While some people are happy about this, there are plenty of people not happy about this, considering what he as done for this team. I will admit that I was the biggest Maddon supporter even during this season up until the final month of the year. It was during the stretch run when it seemed like he lost his passion for managing the Cubs and that a new voice was needed for these players.
The success that he has had in Chicago will never go unnoticed or unappreciated as I expect a statue of him to be placed outside Wrigley within the next decade. The vision he had for this team came true for three seasons but couldn’t be sustained for the long run. The impact he made on these players is something that will not only trickle down through the next manager but for the rest of their lives.
Maddon wasn’t just a coach; he was a “legend to the game of Baseball” as Anthony Rizzo put it. A legend that players viewed as a father figure and a title that solidified his place in the hall of fame by ending the longest drought in professional sports history. As much as I would have liked to see him back next season, this is a good thing for both sides as they can move in different directions on their own terms.

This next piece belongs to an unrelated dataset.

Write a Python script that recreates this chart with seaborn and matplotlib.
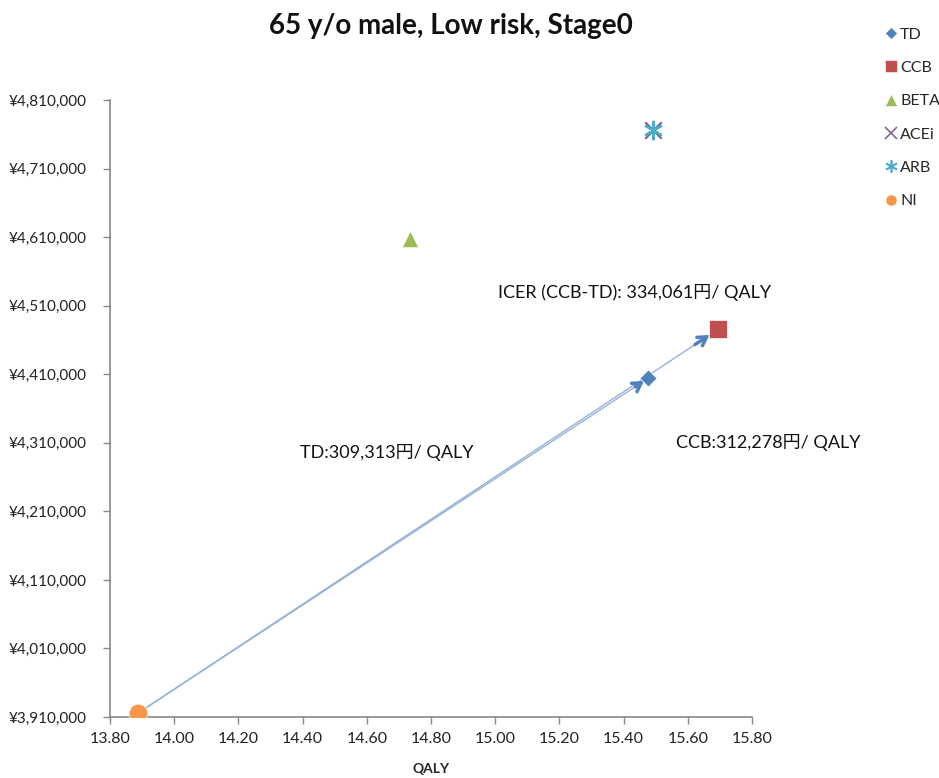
import matplotlib
matplotlib.use("Agg")
import matplotlib.pyplot as plt
import seaborn as sns
import pandas as pd
from matplotlib.ticker import FuncFormatter, MultipleLocator, FixedLocator
from matplotlib.lines import Line2D

# ---- data ----
strategies = ["TD", "CCB", "BETA", "ACEi", "ARB", "NI"]
qaly = [15.476, 15.694, 14.735, 15.492, 15.492, 13.888]
cost = [4404000, 4475600, 4608000, 4765700, 4765700, 3915800]
colors = ["#4F81BD", "#C0504D", "#9BBB59", "#8064A2", "#4BACC6", "#F79646"]
markers = ["D", "s", "^", "x", (6, 2, 0), "o"]
sizes = [75, 150, 140, 140, 160, 180]
y_ticks = [3910000, 4010000, 4110000, 4210000, 4310000, 4410000,
           4510000, 4610000, 4710000, 4810000]
title = "65 y/o male, Low risk, Stage0"
ann_icer = "ICER (CCB-TD): 334,061円/ QALY"
ann_td = "TD:309,313円/ QALY"
ann_ccb = "CCB:312,278円/ QALY"

df = pd.DataFrame({"strategy": strategies, "QALY": qaly, "cost": cost})

sns.set_theme(style="white")
fam = ["Lato", "Noto Sans CJK JP", "DejaVu Sans"]
plt.rcParams["font.family"] = fam

fig = plt.figure(figsize=(9.39, 7.78), dpi=100)
ax = fig.add_axes([0.117, 0.0784, 0.684, 0.793])

pal = dict(zip(strategies, colors))
mk = dict(zip(strategies, markers))

# arrows from NI to TD and CCB
ni = (qaly[5], cost[5])
line_col = "#95B3D7"
head_col = "#4F81BD"
for i in (0, 1):
    tgt = (qaly[i], cost[i])
    ax.annotate("", xy=tgt, xytext=ni,
                arrowprops=dict(arrowstyle="-", color=line_col, lw=1.0,
                                shrinkA=2, shrinkB=6), zorder=1)
    dx = tgt[0] - ni[0]
    dy = tgt[1] - ni[1]
    t0 = 0.975 if i == 0 else 0.96
    t1 = 0.992 if i == 0 else 0.985
    ax.annotate("", xy=(ni[0] + dx * t1, ni[1] + dy * t1),
                xytext=(ni[0] + dx * t0, ni[1] + dy * t0),
                arrowprops=dict(arrowstyle="->,head_length=0.5,head_width=0.3",
                                color=head_col, lw=2.5, shrinkA=0, shrinkB=0),
                zorder=2)

for s in strategies:
    sub = df[df.strategy == s]
    m = mk[s]
    kw = dict(edgecolor="white", linewidth=0.5) if s not in ("ACEi", "ARB") else dict(linewidth=1.6)
    sns.scatterplot(data=sub, x="QALY", y="cost", color=pal[s], marker=m,
                    s=sizes[strategies.index(s)], ax=ax, legend=False, zorder=3, **kw)

ax.set_xlim(13.8, 15.8)
ax.set_ylim(y_ticks[0], y_ticks[-1])
ax.xaxis.set_major_locator(MultipleLocator(0.2))
ax.yaxis.set_major_locator(FixedLocator(y_ticks))
ax.xaxis.set_major_formatter(FuncFormatter(lambda v, p: f"{v:.2f}"))
ax.yaxis.set_major_formatter(FuncFormatter(lambda v, p: f"¥{v:,.0f}"))
ax.tick_params(axis="both", length=5, direction="out", width=1,
               bottom=True, left=True, colors="#888888", labelcolor="#222222")
ax.tick_params(axis="y", pad=12, labelsize=11)
ax.tick_params(axis="x", pad=6, labelsize=11.5)
for sp in ("top", "right"):
    ax.spines[sp].set_visible(False)
for sp in ("left", "bottom"):
    ax.spines[sp].set_color("#888888")
    ax.spines[sp].set_linewidth(1.2)
ax.set_ylabel("")
ax.set_xlabel("QALY", fontsize=10, fontweight="bold", labelpad=12)

fig.text(0.48, 0.966, title, ha="center", va="center", fontsize=20,
         fontweight="bold", color="#111111")

ax.text(15.009, 4529900, ann_icer, fontsize=13, va="center", ha="left", color="#111111")
ax.text(14.392, 4296500, ann_td, fontsize=13, va="center", ha="left", color="#111111")
ax.text(15.563, 4311100, ann_ccb, fontsize=13, va="center", ha="left", color="#111111")

handles = []
for s, c, m in zip(strategies, colors, markers):
    if s in ("ACEi", "ARB"):
        h = Line2D([], [], ls="", marker=m, color=c, markersize=9, markeredgewidth=1.2)
    else:
        h = Line2D([], [], ls="", marker=m, color=c, markersize=8 if s != "TD" else 6.5,
                   markeredgecolor="white", markeredgewidth=0.4)
    handles.append(h)
leg = fig.legend(handles, strategies, loc="upper left", bbox_to_anchor=(0.934, 0.973),
                 frameon=False, fontsize=11.5, handletextpad=0.05, labelspacing=1.2,
                 handlelength=1.0, borderaxespad=0)

fig.savefig("out.png", dpi=100)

I do not think this is the end for Maddon as I expect him to latch on somewhere within the next few weeks. (LA Angels and San Diego) seem like the most destined spots for him at this point but who knows. What I do know is that wherever he goes, the team will be lucky to have him as he will change their culture and franchise ways upon arrival just like he did on the North Side. Maddon will forever be a Cub in the hearts of all these players and if/when he does come back to Wrigley to coach a different team look for the 40,000 plus in attendance to show him the appreciation he deserves.

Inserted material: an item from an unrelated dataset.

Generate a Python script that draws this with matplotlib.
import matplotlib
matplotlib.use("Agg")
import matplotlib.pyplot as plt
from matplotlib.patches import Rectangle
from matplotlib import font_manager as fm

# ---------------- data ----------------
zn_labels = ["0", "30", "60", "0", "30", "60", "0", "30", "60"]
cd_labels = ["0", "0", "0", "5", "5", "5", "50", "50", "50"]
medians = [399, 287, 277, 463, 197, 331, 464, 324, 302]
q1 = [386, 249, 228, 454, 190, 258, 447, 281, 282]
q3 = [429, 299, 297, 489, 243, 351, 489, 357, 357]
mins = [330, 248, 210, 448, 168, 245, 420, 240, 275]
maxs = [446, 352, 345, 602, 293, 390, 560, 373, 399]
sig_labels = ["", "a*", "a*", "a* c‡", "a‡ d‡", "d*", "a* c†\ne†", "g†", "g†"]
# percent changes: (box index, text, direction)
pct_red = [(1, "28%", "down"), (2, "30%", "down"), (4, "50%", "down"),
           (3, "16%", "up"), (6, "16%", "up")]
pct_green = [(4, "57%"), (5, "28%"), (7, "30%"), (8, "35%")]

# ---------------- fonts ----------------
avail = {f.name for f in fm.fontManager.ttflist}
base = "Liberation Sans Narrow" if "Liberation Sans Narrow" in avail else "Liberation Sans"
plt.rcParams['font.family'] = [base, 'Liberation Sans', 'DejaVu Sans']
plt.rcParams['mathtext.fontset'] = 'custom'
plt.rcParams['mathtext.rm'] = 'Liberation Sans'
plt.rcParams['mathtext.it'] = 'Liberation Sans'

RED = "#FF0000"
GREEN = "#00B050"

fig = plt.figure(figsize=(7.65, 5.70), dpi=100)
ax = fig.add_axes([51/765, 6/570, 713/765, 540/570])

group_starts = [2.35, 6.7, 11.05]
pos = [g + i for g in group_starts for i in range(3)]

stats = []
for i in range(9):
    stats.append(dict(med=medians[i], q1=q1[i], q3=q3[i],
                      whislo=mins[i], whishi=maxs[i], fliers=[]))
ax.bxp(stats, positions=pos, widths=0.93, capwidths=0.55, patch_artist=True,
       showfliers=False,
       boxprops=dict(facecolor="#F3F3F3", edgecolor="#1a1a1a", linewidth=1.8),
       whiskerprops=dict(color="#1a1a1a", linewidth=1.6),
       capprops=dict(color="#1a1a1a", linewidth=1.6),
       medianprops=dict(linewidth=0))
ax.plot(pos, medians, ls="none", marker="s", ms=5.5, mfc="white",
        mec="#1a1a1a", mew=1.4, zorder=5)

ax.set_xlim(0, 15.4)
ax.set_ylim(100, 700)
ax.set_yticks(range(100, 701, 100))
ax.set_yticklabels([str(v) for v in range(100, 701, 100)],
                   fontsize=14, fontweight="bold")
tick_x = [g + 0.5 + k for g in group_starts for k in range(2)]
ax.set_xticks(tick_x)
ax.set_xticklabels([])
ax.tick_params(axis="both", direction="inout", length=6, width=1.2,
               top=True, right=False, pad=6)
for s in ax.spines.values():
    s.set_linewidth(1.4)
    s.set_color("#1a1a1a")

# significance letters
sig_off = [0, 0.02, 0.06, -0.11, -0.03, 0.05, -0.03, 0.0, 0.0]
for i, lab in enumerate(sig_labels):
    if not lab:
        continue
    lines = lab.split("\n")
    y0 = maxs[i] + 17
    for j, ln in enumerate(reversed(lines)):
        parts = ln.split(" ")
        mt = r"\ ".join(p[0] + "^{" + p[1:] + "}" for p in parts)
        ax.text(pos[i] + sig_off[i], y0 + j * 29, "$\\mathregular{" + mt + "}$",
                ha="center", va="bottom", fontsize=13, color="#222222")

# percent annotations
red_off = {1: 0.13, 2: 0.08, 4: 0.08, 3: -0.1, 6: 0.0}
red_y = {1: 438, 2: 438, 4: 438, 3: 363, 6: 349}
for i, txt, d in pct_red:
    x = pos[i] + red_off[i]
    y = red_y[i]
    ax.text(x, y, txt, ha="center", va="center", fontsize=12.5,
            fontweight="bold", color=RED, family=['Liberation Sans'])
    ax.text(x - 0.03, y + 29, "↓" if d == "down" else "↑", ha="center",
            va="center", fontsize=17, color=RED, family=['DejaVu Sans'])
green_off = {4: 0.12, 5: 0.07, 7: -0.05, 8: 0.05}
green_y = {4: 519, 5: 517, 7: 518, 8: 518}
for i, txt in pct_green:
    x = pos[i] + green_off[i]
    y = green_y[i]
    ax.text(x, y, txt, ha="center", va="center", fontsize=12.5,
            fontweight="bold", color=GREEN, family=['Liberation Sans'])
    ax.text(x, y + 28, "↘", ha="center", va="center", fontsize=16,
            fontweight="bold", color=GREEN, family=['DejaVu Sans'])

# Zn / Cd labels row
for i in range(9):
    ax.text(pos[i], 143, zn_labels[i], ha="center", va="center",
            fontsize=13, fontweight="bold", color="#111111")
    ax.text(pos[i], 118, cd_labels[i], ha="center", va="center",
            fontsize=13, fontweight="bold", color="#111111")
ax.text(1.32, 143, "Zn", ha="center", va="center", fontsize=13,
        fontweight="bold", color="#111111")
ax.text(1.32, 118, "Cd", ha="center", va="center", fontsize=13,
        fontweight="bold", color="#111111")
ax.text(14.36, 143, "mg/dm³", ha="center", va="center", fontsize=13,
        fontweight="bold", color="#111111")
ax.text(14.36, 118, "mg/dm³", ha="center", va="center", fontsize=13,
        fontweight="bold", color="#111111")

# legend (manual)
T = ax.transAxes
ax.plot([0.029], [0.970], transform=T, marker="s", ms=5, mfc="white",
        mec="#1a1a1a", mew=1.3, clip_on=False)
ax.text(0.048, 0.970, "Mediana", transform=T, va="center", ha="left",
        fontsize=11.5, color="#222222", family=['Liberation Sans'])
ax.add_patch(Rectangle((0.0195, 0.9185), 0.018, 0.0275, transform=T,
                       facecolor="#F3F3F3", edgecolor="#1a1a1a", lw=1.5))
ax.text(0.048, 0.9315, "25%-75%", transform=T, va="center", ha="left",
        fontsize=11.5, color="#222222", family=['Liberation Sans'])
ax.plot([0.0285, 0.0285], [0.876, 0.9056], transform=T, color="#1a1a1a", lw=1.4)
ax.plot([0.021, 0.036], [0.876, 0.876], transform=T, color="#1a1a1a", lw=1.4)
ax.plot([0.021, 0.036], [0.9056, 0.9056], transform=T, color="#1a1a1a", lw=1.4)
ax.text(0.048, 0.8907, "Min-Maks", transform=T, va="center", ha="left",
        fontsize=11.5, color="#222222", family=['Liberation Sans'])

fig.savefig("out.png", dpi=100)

Maddon changed the way we look at Chicago Cubs baseball. He took them from Loveable Losers and turned them into winners. He took them from wait until next year to it is finally happening. He brought them an attitude that expects to win instead of hoping to win. That is not something that will go away as whoever remains a part of this team going forward, will always have his message to take with them the rest of their careers.